For its part, the federal government removed restrictions on the purchase and movement of alcoholic beverages interprovincially through amendments to the Importation of Intoxicating Liquors Act in 2019. Despite these amendments, most provincial regulations restricting inter-provincial shipments of alcoholic beverages remain in place, limiting the ability of Canadian consumers to purchase or receive alcoholic beverages directly from Canadian producers in other provinces.

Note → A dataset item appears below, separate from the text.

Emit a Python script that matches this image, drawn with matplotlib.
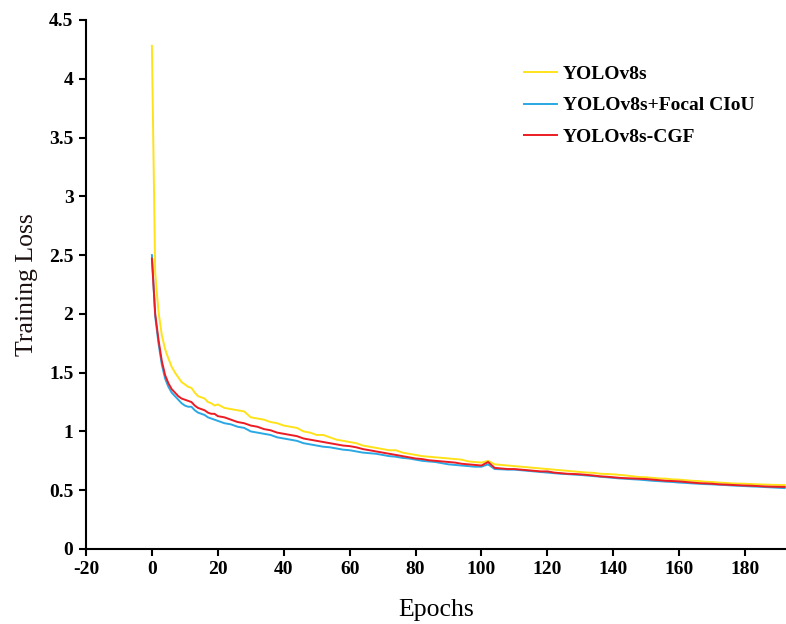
import numpy as np
import matplotlib
matplotlib.use("Agg")
import matplotlib.pyplot as plt
from matplotlib.ticker import FuncFormatter

# ---------------- data ----------------
early_epochs = list(range(0, 21))
late_epochs = list(range(22, 193, 2))
epochs = early_epochs + late_epochs

yolov8s_early = [4.28, 2.35, 2.02, 1.82, 1.70, 1.62, 1.55, 1.50, 1.46, 1.42, 1.40,
                 1.38, 1.37, 1.33, 1.30, 1.29, 1.28, 1.25, 1.24, 1.22, 1.23]
yolov8s_late = [1.20, 1.19, 1.18, 1.17, 1.12, 1.11, 1.10, 1.08, 1.07, 1.05,
                1.04, 1.03, 1.00, 0.99, 0.97, 0.97, 0.95, 0.93, 0.92, 0.91,
                0.90, 0.88, 0.87, 0.86, 0.85, 0.84, 0.84, 0.82, 0.81, 0.80,
                0.79, 0.785, 0.78, 0.775, 0.77, 0.765, 0.76, 0.745, 0.74, 0.735,
                0.75, 0.72, 0.715, 0.71, 0.705, 0.70, 0.695, 0.69, 0.685, 0.68,
                0.675, 0.67, 0.665, 0.66, 0.655, 0.65, 0.648, 0.64, 0.638, 0.635,
                0.63, 0.625, 0.618, 0.612, 0.61, 0.605, 0.60, 0.598, 0.592, 0.59,
                0.585, 0.58, 0.578, 0.572, 0.57, 0.565, 0.562, 0.558, 0.556, 0.555,
                0.552, 0.55, 0.548, 0.546, 0.545, 0.544]

focal_early = [2.50, 1.98, 1.75, 1.57, 1.45, 1.38, 1.33, 1.30, 1.27, 1.24, 1.22,
               1.21, 1.21, 1.18, 1.16, 1.15, 1.14, 1.12, 1.11, 1.10, 1.09]
focal_late = [1.07, 1.06, 1.04, 1.03, 1.00, 0.99, 0.98, 0.97, 0.95, 0.94,
              0.93, 0.92, 0.90, 0.89, 0.88, 0.87, 0.865, 0.855, 0.845, 0.84,
              0.83, 0.82, 0.815, 0.81, 0.80, 0.79, 0.785, 0.775, 0.77, 0.76,
              0.75, 0.745, 0.74, 0.73, 0.72, 0.715, 0.71, 0.705, 0.70, 0.70,
              0.72, 0.68, 0.678, 0.675, 0.675, 0.67, 0.665, 0.66, 0.655, 0.65,
              0.645, 0.64, 0.637, 0.633, 0.63, 0.625, 0.62, 0.615, 0.61, 0.605,
              0.60, 0.597, 0.593, 0.59, 0.585, 0.58, 0.577, 0.573, 0.57, 0.565,
              0.562, 0.558, 0.555, 0.552, 0.55, 0.547, 0.544, 0.54, 0.538, 0.535,
              0.532, 0.53, 0.527, 0.524, 0.521, 0.518]

cgf_early = [2.47, 2.00, 1.78, 1.60, 1.48, 1.41, 1.36, 1.33, 1.30, 1.28, 1.27,
             1.26, 1.25, 1.22, 1.20, 1.19, 1.18, 1.16, 1.15, 1.15, 1.13]
cgf_late = [1.12, 1.10, 1.08, 1.07, 1.05, 1.04, 1.02, 1.01, 0.99, 0.98,
            0.97, 0.96, 0.94, 0.93, 0.92, 0.91, 0.90, 0.89, 0.88, 0.875,
            0.865, 0.85, 0.84, 0.83, 0.82, 0.81, 0.80, 0.79, 0.78, 0.77,
            0.765, 0.755, 0.75, 0.745, 0.74, 0.735, 0.725, 0.72, 0.715, 0.71,
            0.74, 0.69, 0.685, 0.68, 0.68, 0.675, 0.67, 0.665, 0.66, 0.66,
            0.65, 0.645, 0.64, 0.638, 0.635, 0.63, 0.625, 0.618, 0.615, 0.61,
            0.605, 0.602, 0.60, 0.597, 0.595, 0.59, 0.585, 0.58, 0.578, 0.575,
            0.57, 0.565, 0.56, 0.558, 0.555, 0.55, 0.548, 0.545, 0.542, 0.54,
            0.538, 0.535, 0.532, 0.53, 0.529, 0.528]

yolov8s = yolov8s_early + yolov8s_late
focal = focal_early + focal_late
cgf = cgf_early + cgf_late

labels = ["YOLOv8s", "YOLOv8s+Focal CIoU", "YOLOv8s-CGF"]
colors = ["#FFE21A", "#2AA8E4", "#EC1C24"]

xticks = list(range(-20, 181, 20))
yticks = [0, 0.5, 1, 1.5, 2, 2.5, 3, 3.5, 4, 4.5]

# ---------------- plot ----------------
plt.rcParams['font.family'] = ['Liberation Serif', 'DejaVu Serif']
plt.rcParams['axes.unicode_minus'] = False

fig = plt.figure(figsize=(7.86, 6.24), dpi=100)
ax = fig.add_axes([0.1094, 0.1202, 0.8906, 0.8478])

for series, lab, col in zip([yolov8s, focal, cgf], labels, colors):
    ax.plot(epochs, series, color=col, lw=1.4, label=lab)

ax.set_xlim(-20, 192.4)
ax.set_ylim(0, 4.5)
ax.set_xticks(xticks)
ax.set_yticks(yticks)
ax.yaxis.set_major_formatter(FuncFormatter(lambda v, p: f"{v:g}"))

for s in ['top', 'right']:
    ax.spines[s].set_visible(False)
for s in ['left', 'bottom']:
    ax.spines[s].set_linewidth(1.5)
    ax.spines[s].set_color('black')

ax.tick_params(axis='both', direction='out', length=5, width=1.5,
               labelsize=14, pad=4)
for lbl in ax.get_xticklabels() + ax.get_yticklabels():
    lbl.set_fontweight('bold')

ax.set_xlabel("Epochs", fontsize=18.5, labelpad=15)
ax.set_ylabel("Training Loss", fontsize=18.5, labelpad=8, color='#1c1010')

leg = ax.legend(loc='upper left', bbox_to_anchor=(0.601, 0.947), frameon=False,
                prop={'weight': 'bold', 'size': 14}, handlelength=1.7,
                handletextpad=0.3, labelspacing=0.7)

fig.savefig("out.png", dpi=100)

In December 2020, private member’s Bill C-260 was introduced into Parliament to amend the Canada Post Corporation Act to require that Canada Post transport beer, wine, or spirits from one province to another. Nevertheless, without complimentary provincial regulation, federal statutes alone will do little to unwind the complex regulatory regimes that largely block the inter-provincial trade of alcoholic beverages in Canada.
Conclusion:
The Canada-Australia wine dispute is an interesting case of the federal and provincial governments working together to reduce barriers in the face of a challenge by a trading partner. However, despite Canada’s commitment to reduce protections, Canadian wineries will not be left to wither on the vine. The Canadian Government is already acting to soften the blow to Canadian wine producers, earmarking $101 million in the 2021-2022 federal budget to support the wine industry starting in 2022-23. This funding, which will provide two-years of support to Canada’s wine industry, followed lobbying by wine producers for an “excise exemption replacement program.” Provincial governments are reportedly also working on other ways to support their wine industries.
The resolution of the Canada-Australia wine dispute will result in a more open and competitive market for imported wines in Canada. However, there are no signs yet that this will be followed by additional steps to expand interprovincial trade in alcoholic beverages.